What if you use the conda package manager? In this case you might be a bit out of luck, because the two main package repositories (defaults and conda-forge) have moved to exclusively use libjpeg 9b in their stack. If you try to use a libjpeg-turbo package in a modern conda environment, chances are that you will bump into severe (segfaulty) problems. This is a bit of a disappointment given that conda is commonly used in the scientific, data analysis and machine learning fields these days.

But good news! if you are on linux your luck has changed - all you need to do is to use our opencv and libjpeg-turbo packages (which bring along our ffmpeg package).

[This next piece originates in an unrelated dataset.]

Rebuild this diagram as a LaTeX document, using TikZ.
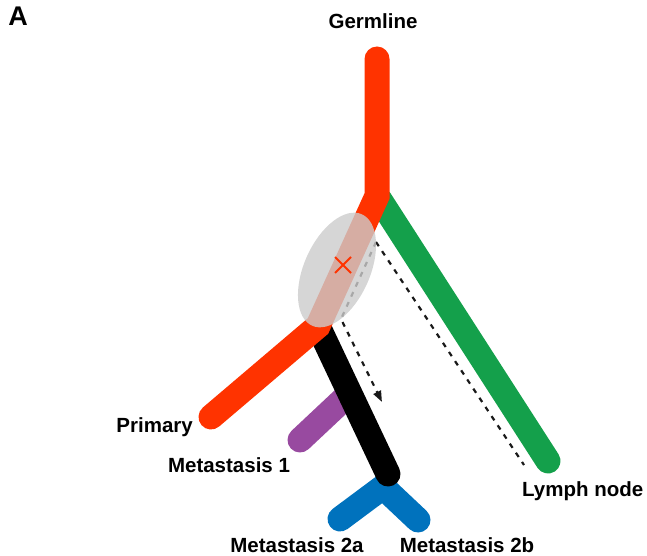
\documentclass[tikz,border=0pt]{standalone}
\usepackage{fontspec}
\setmainfont{Liberation Sans}
\usetikzlibrary{arrows.meta}
\definecolor{germred}{RGB}{255,51,0}
\definecolor{lymphgreen}{RGB}{20,160,75}
\definecolor{metpurple}{RGB}{152,74,160}
\definecolor{metblue}{RGB}{0,114,189}
\begin{document}
\begin{tikzpicture}[
    x=1pt, y=-1pt,
    >={Triangle[length=11pt,width=8pt]},
    branch/.style={line width=25pt, line cap=round, line join=miter},
    migr/.style={line width=2.2pt, dash pattern=on 5pt off 6pt, black!90},
    lbl/.style={font=\fontsize{20.5}{23}\selectfont\bfseries, inner sep=0pt}
]
  \useasboundingbox (0,0) rectangle (647,556);

  % tree points
  \coordinate (G)   at (377,59);
  \coordinate (R)   at (377,196);
  \coordinate (Ps)  at (318,326);
  \coordinate (P)   at (211,417);
  \coordinate (L0)  at (380,200);
  \coordinate (L)   at (548,461);
  \coordinate (B)   at (388,474);
  \coordinate (M1s) at (349,394);
  \coordinate (M1)  at (300,440);
  \coordinate (Bs)  at (383,487);
  \coordinate (M2a) at (340,519);
  \coordinate (M2b) at (418,520);
  \coordinate (S)   at (376,242);
  \coordinate (K)   at (341,319);
  \coordinate (T)   at (382,402);
  \coordinate (Le)  at (524,465);

  % migration paths
  \draw[migr] (S) -- (Le);
  \draw[migr, ->] (S) -- (K) -- (T);

  % branches
  \draw[branch, lymphgreen] (L0) -- (L);
  \draw[branch, metblue] (M2a) -- (Bs) -- (M2b);
  \draw[branch, metpurple] (M1) -- (M1s);
  \draw[branch, black] (Ps) -- (B);
  \draw[branch, germred] (G) -- (R) -- (Ps) -- (P);

  % seeding clone
  \fill[gray!40, opacity=0.8, rotate around={-24:(337,270)}]
    (337,270) ellipse [x radius=33, y radius=61];
  \node[inner sep=0pt] (X) at (343,265) {};
  \draw[germred, line width=2pt] ([shift={(-8,-8)}]X.center) -- ([shift={(8,8)}]X.center)
                                 ([shift={(-8,8)}]X.center) -- ([shift={(8,-8)}]X.center);

  % labels
  \node[lbl, font=\fontsize{27}{30}\selectfont\bfseries, anchor=base] (title) at (18,26) {A};
  \node[lbl, anchor=base] (germ) at (373,29) {Germline};
  \node[lbl, anchor=base east] (prim) at (193,432) {Primary};
  \node[lbl, anchor=base] (met1) at (229,472) {Metastasis 1};
  \node[lbl, anchor=base] (met2a) at (297,552) {Metastasis 2a};
  \node[lbl, anchor=base] (met2b) at (467,552) {Metastasis 2b};
  \node[lbl, anchor=base west] (lymph) at (522,496) {Lymph node};
\end{tikzpicture}
\end{document}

Because we use these packages in loopy we keep them in sync with the main conda channels and ready to be used by any conda user.

These packages avoid problems with parallel installations of libjpeg 9 and libjpeg-turbo, and offer other few goodies (like the ability to choose between GPL and non-GPL versions of ffmpeg or patches to control video decoding threading when done via opencv). The creation of these modified packages was not a small feature and will also be covered in a future blog post. In the meantime, you can just use any of these command lines to use the packages:

# before running this, you need conda-forge in your channels
conda config --add channels conda-forge

# this would get you our latest packages
conda install -c loopbio libjpeg-turbo opencv

# this would get you and pin our current packages (N.B. requires conda 4.4+)
conda install 'loopbio::opencv=3.4.1=*_2' 'loopbio::libjpeg-turbo=1.5.90=noclob_prefixed_gcc48_0'

Or add something like this to your environment specifications (note these are the exact software versions we used when benchmarking for this post):

name: jpegs-benchmark

channels:
  - loopbio
  - conda-forge
  - defaults

dependencies:

  # uncomment any of these to get the opencv / turbo combo you want

  # note that, at the moment of writing, these pins are not always respected
  # see: https://github.com/conda/conda/issues/6385

  # opencv compiled against turbo 2.0beta1
  - loopbio::opencv=3.4.1=*_2  # compiled against turbo 2.0beta1

  # opencv compiled against turbo 1.5.3
  # - loopbio::opencv=3.4.1=*_1

  # opencv compiled against libjpeg 9
  # - conda-forge::opencv=3.4.1

  # libjpeg-turbo 2.0beta1
  - loopbio::libjpeg-turbo=1.5.90=noclob_prefixed_gcc48_0

  # libjpeg-turbo 1.5.3
  # - loopbio::libjpeg-turbo=1.5.3

Finally, you can use these packages with our pyturbojpeg fork to achieve better performance than generic libjpeg wrappers like PIL or opencv. If you install both the turbo packages and our wrapper, you can easily compress and decompress jpeg data like this:

1
2
3

  from turbojpeg import Turbojpeg
  turbo = Turbojpeg()
  roundtrip = turbo.decode(turbo.encode(image))

Conclusions

If you need very fast jpeg encoding and decoding:

Use turbo
Use turbo with fast wrappers
Use the latest version of turbo and decide for yourself if using faster modes for encoding and decoding is worth it.
If you use conda then use our accelerated jpeg and opencv packages

We also think that any benchmark for, let's say, image minibatching for deep learning, should explicitly include a solution based on libjpeg-turbo as a contender.

Finally, use turbo also if you do not need any of these things as it is very easy to install (on linux) and will probably magically speed up many other things on your computer.

It is good to remember that open source software always needs a hand.

[1]	From the developers libjpeg-turbo is currently under consideration for becoming an official ISO/ITU-T reference implementation. Furthermore the libjpeg 'SmartScale' extension has not been adopted and the likelihood of it being used even if it was - is low.